I continue to need to point out and remind Rouge Wave readers that prodco coverage - what we normally refer to as "coverage" is something they will never see. But feedback in the shape of coverage from companies who serve the writer directly, is for THEM. They are paying clients. And paying clients want the truth, yes, but also deserve our respect. I was a prodco reader for some time and I never disrespected the writer simply because I knew they'd never see my notes anyway. I feel like that's really bad karma and hey, I'm a writer too. So if the reader says something nice in a prodco coverage I think they are either being sincere (because again, by dint of this process, the writer will never see this anyway) or doing some ass-covering since you never know whether this script might have been written by the exec's sister, cousin or wife. That has in fact happened to me. Ouch.
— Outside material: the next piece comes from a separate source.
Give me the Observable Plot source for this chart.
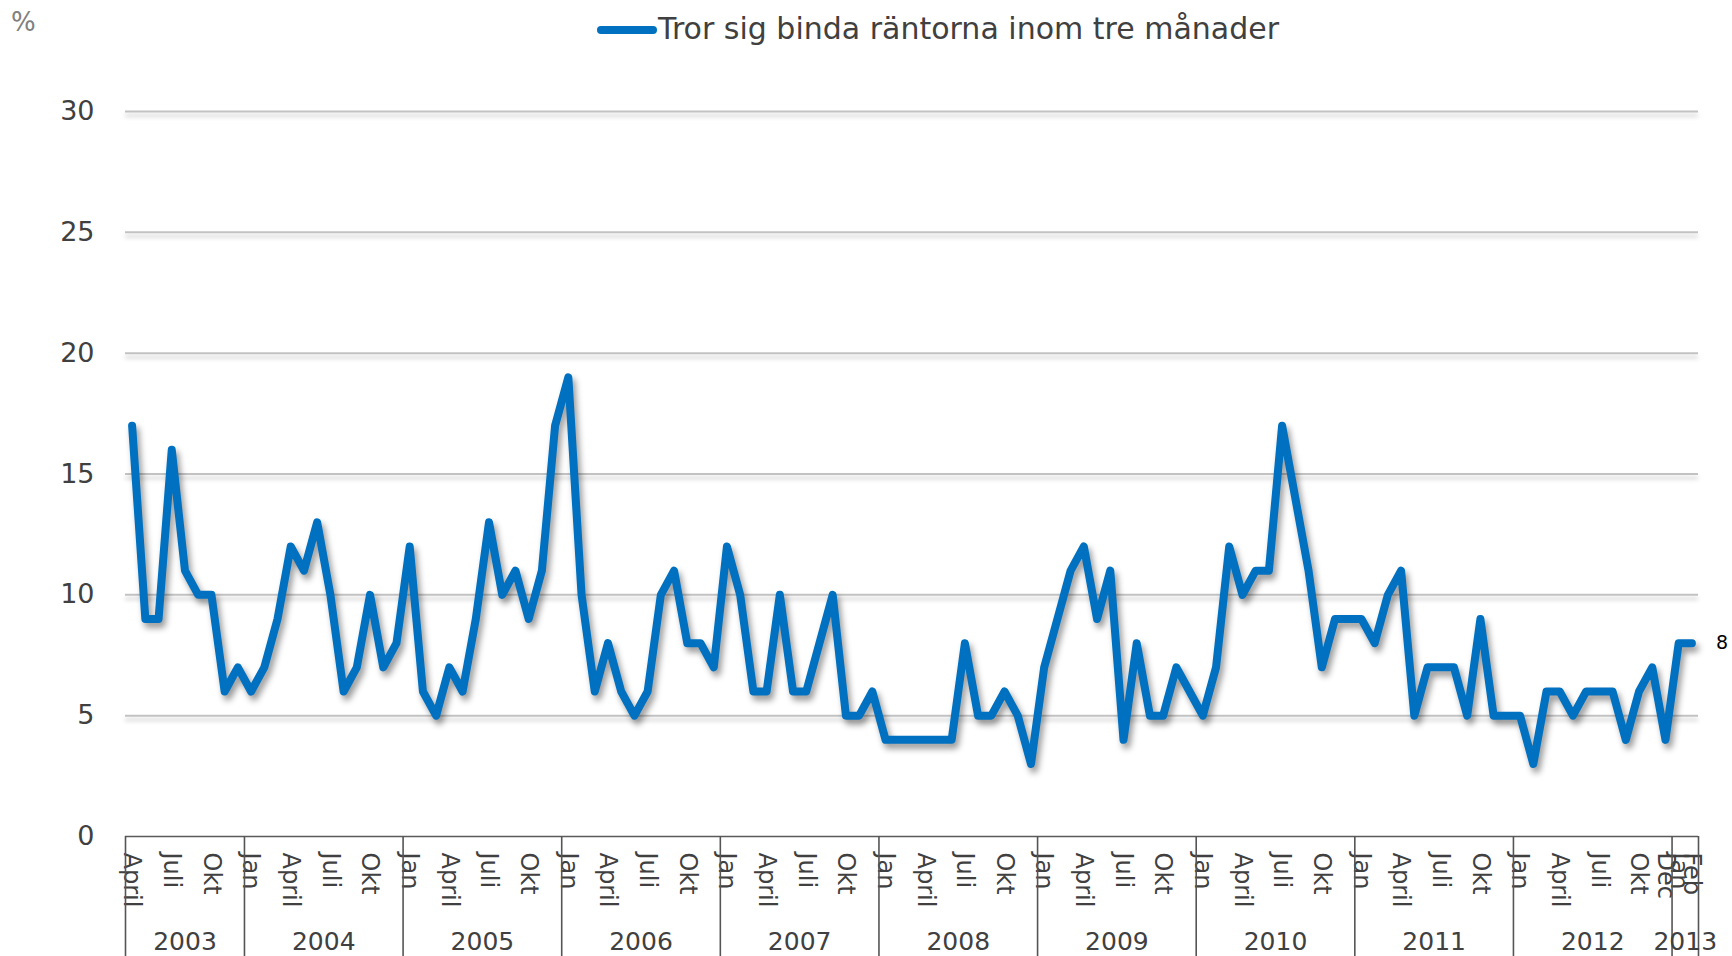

As a pro reader, I know you must be referring then to readers saying something nice in coverages that readers SEE - I really don't think writer's should discount that; I do think it's sincere. I really think they should enjoy that compliment, ever so small, even if it is followed by 3 pages of notes about what isn't working because being a writer is so HARD that we have to take the compliments where we can get them while improving what is not so great too.

joeverkill said...

Ahh yes, that is a good distinction to draw. My comment was made in respect to production company/agency/management company coverage. There are situations when writers do see that stuff. You never know if you don't ask -- not that I'm recommending that anyone actually do that.

You're right about the psychology stuff and whatnot. Being 100% negative to someone is never helpful; they'll just shut out anything constructive you have to say. On the other hand, if a reader sees a work that is not going to work, and even with a great amount of rewriting is never going to work, the reader has a responsibility to say that. No use leading people on.

Anyway I think my original point was that you can find flaws even in great films. People shouldn't take it too personally when readers find flaws in their screenplays -- that's their job, regardless of whom they work for.